As such, deep reductions in carbon dioxide and greenhouse gas (GHG) emissions are crucial to prevent the planet from warming by more than 1.5 or 2 degrees Celsius. 

Oxfam Ireland is calling on governments to “use law” to switch from oil, gas and coal to renewable energy and for citizens to “push big polluting corporations and governments in the right direction”.

“No one is safe. This report is clear that we are at the stage now when self-preservation is either a collective process or a failed one,” Oxfam Ireland said in a statement.

Global warming is a base factor behind all of today’s huge regressions in human development. The main perpetrators of global warming ―that is, rich countries that have reaped massive wealth by burning fossil fuels― must be the ones to cut their emissions first, fastest and furthest.”

The IPCC report must spur governments to act together and build a fairer and greener global economy to ensure the world stays within 1.5°C of warming.
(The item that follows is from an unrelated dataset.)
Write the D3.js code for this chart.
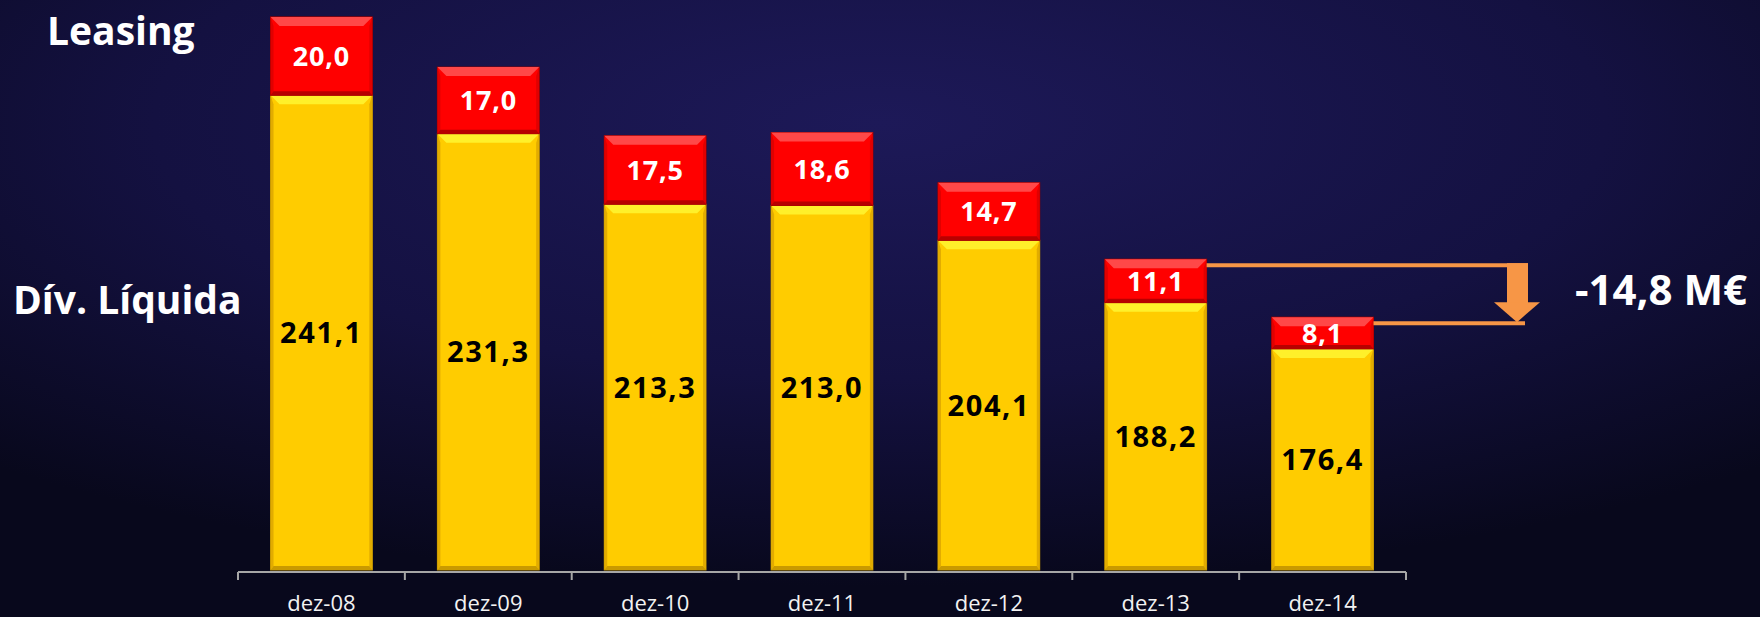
<!DOCTYPE html>
<html>
<head>
<meta charset="utf-8">
<script src="https://cdn.jsdelivr.net/npm/d3@7"></script>
<style>
  html, body { margin: 0; padding: 0; background: #0d0c2c; }
  svg { display: block; }
</style>
</head>
<body>
<div id="chart"></div>
<script>
var svgWidth = 1760;
var svgHeight = 617;

// chart data
var categories = ["dez-08", "dez-09", "dez-10", "dez-11", "dez-12", "dez-13", "dez-14"];
var divLiquida = [241.1, 231.3, 213.3, 213.0, 204.1, 188.2, 176.4];
var leasing = [20.0, 17.0, 17.5, 18.6, 14.7, 11.1, 8.1];
var seriesNames = ["Dív. Líquida", "Leasing"];
var variationLabel = "-14,8 M€";

var yMin = 120; // axis does not start at zero in the original

var ptFormat = d3.formatLocale({ decimal: ",", thousands: ".", grouping: [3], currency: ["", " €"] }).format(".1f");

var dataset = [];
for (var i = 0; i < categories.length; i++) {
  dataset.push({ cat: categories[i], div: divLiquida[i], leasing: leasing[i] });
}

var svg = d3.select("#chart")
  .append("svg")
  .attr("width", svgWidth)
  .attr("height", svgHeight);

// background
var defs = svg.append("defs");
var bg = defs.append("radialGradient")
  .attr("id", "bg")
  .attr("cx", "50%").attr("cy", "20%").attr("r", "75%")
  .attr("gradientUnits", "objectBoundingBox");
bg.append("stop").attr("offset", "0%").attr("stop-color", "#1d1958");
bg.append("stop").attr("offset", "55%").attr("stop-color", "#141141");
bg.append("stop").attr("offset", "100%").attr("stop-color", "#08081c");

svg.append("rect")
  .attr("width", svgWidth)
  .attr("height", svgHeight)
  .attr("fill", "url(#bg)");

var x = d3.scaleBand()
  .domain(categories)
  .range([238, 1406])
  .paddingInner(0.39)
  .paddingOuter(0.195);

var y = d3.scaleLinear()
  .domain([yMin, 260])
  .range([570, 21.2]);

var stack = d3.stack().keys(["div", "leasing"]);
var layers = stack(dataset);

var styles = [
  { main: "#ffcc00", top: "#fff02a", side: "#e2ac00", bottom: "#c99a00", line: "#b58a00", text: "#000000" },
  { main: "#ff0000", top: "#ff4848", side: "#e00000", bottom: "#b80000", line: "#9a0000", text: "#ffffff" }
];

// beveled bar segments
function segmentPolys(x0, x1, y0, y1) {
  var t = 9, s = 3, b = 4;
  return [
    { k: "top", p: [[x0, y0], [x1, y0], [x1 - t, y0 + t], [x0 + t, y0 + t]] },
    { k: "side", p: [[x0, y0], [x0 + s, y0 + t], [x0 + s, y1 - b], [x0, y1]] },
    { k: "side", p: [[x1, y0], [x1 - s, y0 + t], [x1 - s, y1 - b], [x1, y1]] },
    { k: "bottom", p: [[x0, y1], [x0 + s, y1 - b], [x1 - s, y1 - b], [x1, y1]] }
  ];
}

layers.forEach(function(layer, li) {
  var st = styles[li];
  var g = svg.append("g").attr("class", "layer-" + li);

  var seg = g.selectAll("g")
    .data(layer)
    .enter()
    .append("g");

  seg.append("rect")
    .attr("x", function(d) { return x(d.data.cat); })
    .attr("y", function(d) { return y(d[1]); })
    .attr("width", x.bandwidth())
    .attr("height", function(d) { return y(li === 0 ? yMin : d[0]) - y(d[1]); })
    .attr("fill", st.main)
    .attr("stroke", st.line)
    .attr("stroke-width", 1);

  seg.each(function(d) {
    var x0 = x(d.data.cat), x1 = x0 + x.bandwidth();
    var y0 = y(d[1]), y1 = y(li === 0 ? yMin : d[0]);
    d3.select(this).selectAll("polygon")
      .data(segmentPolys(x0, x1, y0, y1))
      .enter()
      .append("polygon")
      .attr("points", function(p) { return p.p.join(" "); })
      .attr("fill", function(p) { return st[p.k]; });
  });

  seg.append("text")
    .text(function(d) { return ptFormat(d[1] - (li === 0 ? 0 : d[0])); })
    .attr("x", function(d) { return x(d.data.cat) + x.bandwidth() / 2; })
    .attr("y", function(d) { return (y(d[1]) + y(li === 0 ? yMin : d[0])) / 2; })
    .attr("dy", "0.36em")
    .attr("text-anchor", "middle")
    .attr("font-family", "'Open Sans', sans-serif")
    .attr("font-weight", "bold")
    .attr("font-size", li === 0 ? "29px" : "27px")
    .attr("letter-spacing", li === 0 ? "1.6px" : "0.8px")
    .attr("fill", st.text);
});

// x axis: line with ticks at band boundaries
var axisY = 572;
var step = x.step();
var bounds = categories.map(function(c) { return x(c) - x.paddingInner() * step / 2; });
bounds.push(x.range()[1]);

svg.append("line")
  .attr("x1", x.range()[0]).attr("x2", x.range()[1])
  .attr("y1", axisY).attr("y2", axisY)
  .attr("stroke", "#a6a6a6")
  .attr("stroke-width", 2);

svg.selectAll(".tick-mark")
  .data(bounds)
  .enter()
  .append("line")
  .attr("class", "tick-mark")
  .attr("x1", function(d) { return d; }).attr("x2", function(d) { return d; })
  .attr("y1", axisY).attr("y2", axisY + 8)
  .attr("stroke", "#a6a6a6")
  .attr("stroke-width", 2);

var xAxis = svg.append("g")
  .attr("transform", "translate(0," + axisY + ")")
  .call(d3.axisBottom(x).tickSize(0).tickPadding(0));
xAxis.select(".domain").remove();
xAxis.selectAll("text")
  .attr("y", 39)
  .attr("dy", 0)
  .attr("fill", "#f2f2f2")
  .attr("font-family", "'Open Sans', sans-serif")
  .attr("font-size", "22px");

// series labels on the left
svg.append("text")
  .text(seriesNames[1])
  .attr("x", 47).attr("y", 45)
  .attr("font-family", "'Open Sans', sans-serif")
  .attr("font-weight", "bold")
  .attr("font-size", "39px")
  .attr("fill", "#ffffff");

svg.append("text")
  .text(seriesNames[0])
  .attr("x", 13).attr("y", 314)
  .attr("font-family", "'Open Sans', sans-serif")
  .attr("font-weight", "bold")
  .attr("font-size", "39px")
  .attr("fill", "#ffffff");

// variation annotation between the last two bars
var orange = "#f79646";
var last = dataset.length - 1;
var yTop = y(dataset[last - 1].div + dataset[last - 1].leasing) + 6;
var yBot = y(dataset[last].div + dataset[last].leasing) + 6;
var xStart = x(categories[last - 1]) + x.bandwidth();
var xStart2 = x(categories[last]) + x.bandwidth();
var arrowX = 1517;

svg.append("line")
  .attr("x1", xStart).attr("x2", arrowX + 11)
  .attr("y1", yTop).attr("y2", yTop)
  .attr("stroke", orange).attr("stroke-width", 4);

svg.append("line")
  .attr("x1", xStart2).attr("x2", arrowX + 8)
  .attr("y1", yBot).attr("y2", yBot)
  .attr("stroke", orange).attr("stroke-width", 4);

svg.append("rect")
  .attr("x", arrowX - 10).attr("y", yTop - 2)
  .attr("width", 21).attr("height", (yBot - 20) - (yTop - 2))
  .attr("fill", orange);

svg.append("polygon")
  .attr("points", [[arrowX - 23, yBot - 21], [arrowX + 23, yBot - 21], [arrowX, yBot - 1]].join(" "))
  .attr("fill", orange);

svg.append("text")
  .text(variationLabel)
  .attr("x", 1575).attr("y", 305)
  .attr("font-family", "'Open Sans', sans-serif")
  .attr("font-weight", "bold")
  .attr("font-size", "42px")
  .attr("fill", "#ffffff");
</script>
</body>
</html>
They must cement this in Glasgow.

Similarly, Concern Worldwide has said high income countries must take immediate decisions to reverse the effects of their actions on developing countries.

Senior Policy Officer Sally Tyldesley said that climate change is a “key driver in rising hunger levels globally”.

“It is grossly unfair that lower-income countries that have contributed the least to carbon emissions are already suffering the worst consequences of climate change,” Tyldesley said.

“High income countries need to deliver on their climate finance commitments and support people whose lives are being destroyed by climate–related crises,” she said.

“This latest report from the IPCC makes it clearer than ever the impact that we are having on the global climate and the importance of action ahead of COP26 in Glasgow.”